Securing the skills to succeed
Rob Bancroft, Owner, Avante POP Displays
Rob Bancroft confesses that he “definitely didn’t have all the skills” to run a business before he acquired Avante POP Displays, a point-of-purchase display manufacturer based in Okanagan Falls, B.C.
“Business ownership was totally new for me—that is, if we exclude the chocolate-selling business I started at 12 years old,” jokes Bancroft. Nevertheless, purchasing Avante was the best way for him to realize a lifelong dream of pursuing entrepreneurship, since he did not have a strong, crystallized idea for a new business.

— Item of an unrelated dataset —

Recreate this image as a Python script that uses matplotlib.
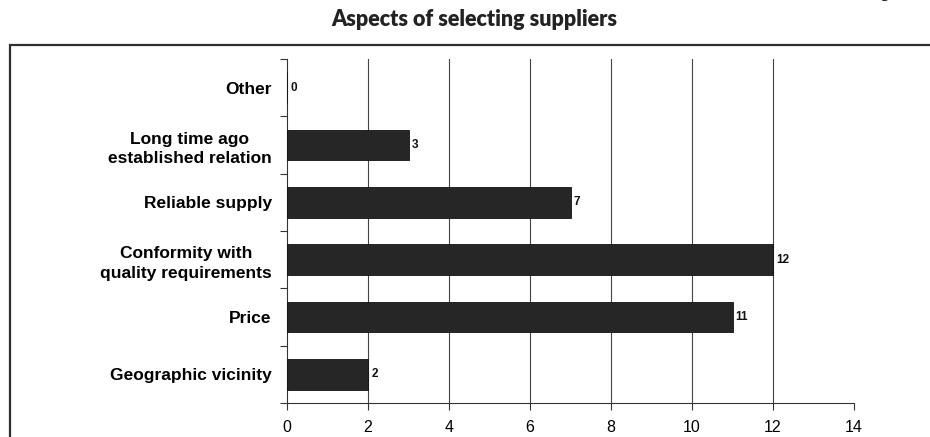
import matplotlib
matplotlib.use("Agg")
import matplotlib.pyplot as plt
from matplotlib.patches import Rectangle

# data (bottom to top as drawn)
categories = ["Geographic vicinity", "Price", "Conformity with\nquality requirements",
              "Reliable supply", "Long time ago\nestablished relation", "Other"]
values = [2, 11, 12, 7, 3, 0]
xticks = [0, 2, 4, 6, 8, 10, 12, 14]

W, H = 930, 437
fig = plt.figure(figsize=(W / 100, H / 100), dpi=100)

# outer frame (only top and left edge visible)
fig.add_artist(Rectangle((10 / W, -0.1), 1.2, 1.1 - 45 / H, transform=fig.transFigure,
                         fill=False, edgecolor="#2e2e2e", linewidth=1.6))

# figure label at top right, mostly cut off by the page edge
fig.text(927 / W, 1 + 2 / H, "Figure 6", ha="right", va="baseline",
         family="Lato", fontweight="bold", fontsize=12, color="#222222")

fig.text(474 / W, 1 - 20 / H, "Aspects of selecting suppliers", ha="center", va="center",
         family="Lato", fontweight="heavy", fontsize=15.5, color="#222222")

ax = fig.add_axes([287 / W, 1 - 403 / H, (854 - 287) / W, (403 - 59) / H])
pos = list(range(len(categories)))
ax.barh(pos, values, height=0.54, color="#262626", edgecolor="#111111", linewidth=0.6, zorder=3)

for p, v in zip(pos, values):
    ax.text(v + 0.08, p, str(v), va="center", ha="left", fontsize=8.5,
            fontweight="bold", family="Liberation Sans", color="#111111")

ax.set_xlim(0, 14)
ax.set_ylim(-0.5, len(categories) - 0.5)
ax.set_xticks(xticks)
ax.set_xticklabels([str(t) for t in xticks], family="Liberation Sans", fontsize=11.5)
ax.set_yticks(pos)
ax.set_yticklabels(categories, family="Liberation Sans", fontweight="bold", fontsize=12.5,
                   linespacing=1.4, ha="right", multialignment="center")
ax.set_yticks([p - 0.5 for p in pos] + [len(pos) - 0.5], minor=True)
ax.tick_params(axis="y", which="major", length=0, pad=11)
ax.tick_params(axis="y", which="minor", length=5, width=0.8, color="#333333")
ax.tick_params(axis="x", length=5, width=0.8, color="#333333", pad=7.5)

ax.grid(axis="x", color="#444444", linewidth=0.8, zorder=0)
ax.xaxis.get_gridlines()[0].set_visible(False)
ax.xaxis.get_gridlines()[-1].set_visible(False)

for s in ["top", "right"]:
    ax.spines[s].set_visible(False)
for s in ["left", "bottom"]:
    ax.spines[s].set_color("#333333")
    ax.spines[s].set_linewidth(0.8)

fig.savefig("out.png", dpi=100)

Thanks to his previous experience managing an investment portfolio, Rob was able to spot Avante’s potential compared with several other companies he had surveyed. A self-described “numbers guy,” he knew it was his chance to make the jump. “It was a great opportunity,” says Bancroft. “The industry has a moat around it, and there’s a lot of potential for growth and scale.”
But he had never worked in manufacturing, had no background in advertising, and was no expert at marketing either. Given that Avante POP Displays is a retail-advertising-manufacturing business, he was facing a challenge—and he was up for it.
“I’ve always thought that professional development was important. For instance, I’ve had a few coaches in the past and I’ve acquired a number of certifications through the years,” says Bancroft, who has a Master of Education.
So, to support his entrepreneurial ambitions, the 35-year-old did what worked for him in the past; he learned the remaining skills he needed.
A new coach for a new challenge
Bancroft decided to participate in BDC’s Strategic Planning for Small Business solution, which coaches business owners to think long-term about their company and align their employees behind the same strategic vision.
“One of the things I was advised to do, and it ended up being critical, was to sit down with each employee to hear them out and get to know them. It was illuminating,” Bancroft says.
Besides being able to share his vision with the team, it gave him valuable insight into every employee’s skill set and ideas for the business. This process helped Bancroft see how each team member could push the company forward. He saw hidden skills and interests in a number of employees and how new career possibilities for them could be unlocked—a win-win for the company and the employee.
“One person, for example, Miranda, was working on the factory floor. After chatting with her, I realized she was interested in design, had experience with AutoCAD and had a great artistic flair.”
He decided to move her from the entry-level position into a design role: she is now creating displays and running the print shop—and managing the company’s social media for good measure.
“I’ve been blessed,” Bancroft says. “People have been offering their experience, expertise and great ideas. My job is to give our team members the tools they need to accomplish all of our goals.”
Many successful businesses employ the same approach. A 2023 BDC survey of 1,250 entrepreneurs revealed that strong leadership—especially engaging, motivating and developing employees—is the biggest differentiator between high-performance and moderate-to-low performance companies.
Retaining the talent
This is not the first time Bancroft sat down with the team. Just prior to his acquisition, he had several discussions with key employees to understand their goals and intentions, and to make sure they would be staying on board. This was especially important given that he’d have to rely heavily on their knowledge in order to lead the company.
“I have no background in managing operations in a manufacturing company, so keeping key employees was essential.” In the end, the entire team chose to remain with Avante POP Displays. The work he has done since in furthering discussion has taught him many lessons:
“What really strikes me is how offering my support and listening to employees increases their engagement.”
One of Bancroft’s goals has been to hone his leadership skills. To help him achieve that, he participates in monthly meetings with two groups of business owners.
He joined the first one when he learned that his coach from the BDC program was running an ongoing support group for entrepreneurs, while the other one is related to the real estate industry, in which Bancroft also works.
“Since many of them face similar challenges, it gives me the opportunity to learn from their experience. We get together and share our insights and goals—and we keep each other accountable. It has been really beneficial.”
Bancroft believes the real estate group, in particular, could help him innovate in his new business. “A lot of innovation happens when you take a proven solution from one industry and apply it in another,” he says. By connecting with professionals from another industry he understands, he hopes to position himself well to spot opportunities for cross-pollination.
All in all, Bancroft has found coaching and community support to be extremely valuable tools in teaching him the leadership skills he needs in his entrepreneurial journey.
“Being coached and mentored by people who are years ahead of me has helped me figure out solutions,” he says, adding that also talking with fellow business owners who, like him, are new to entrepreneurship, has been a great source of support and camaraderie.
“That’s important because there’s always more to learn when it comes to being a good leader.”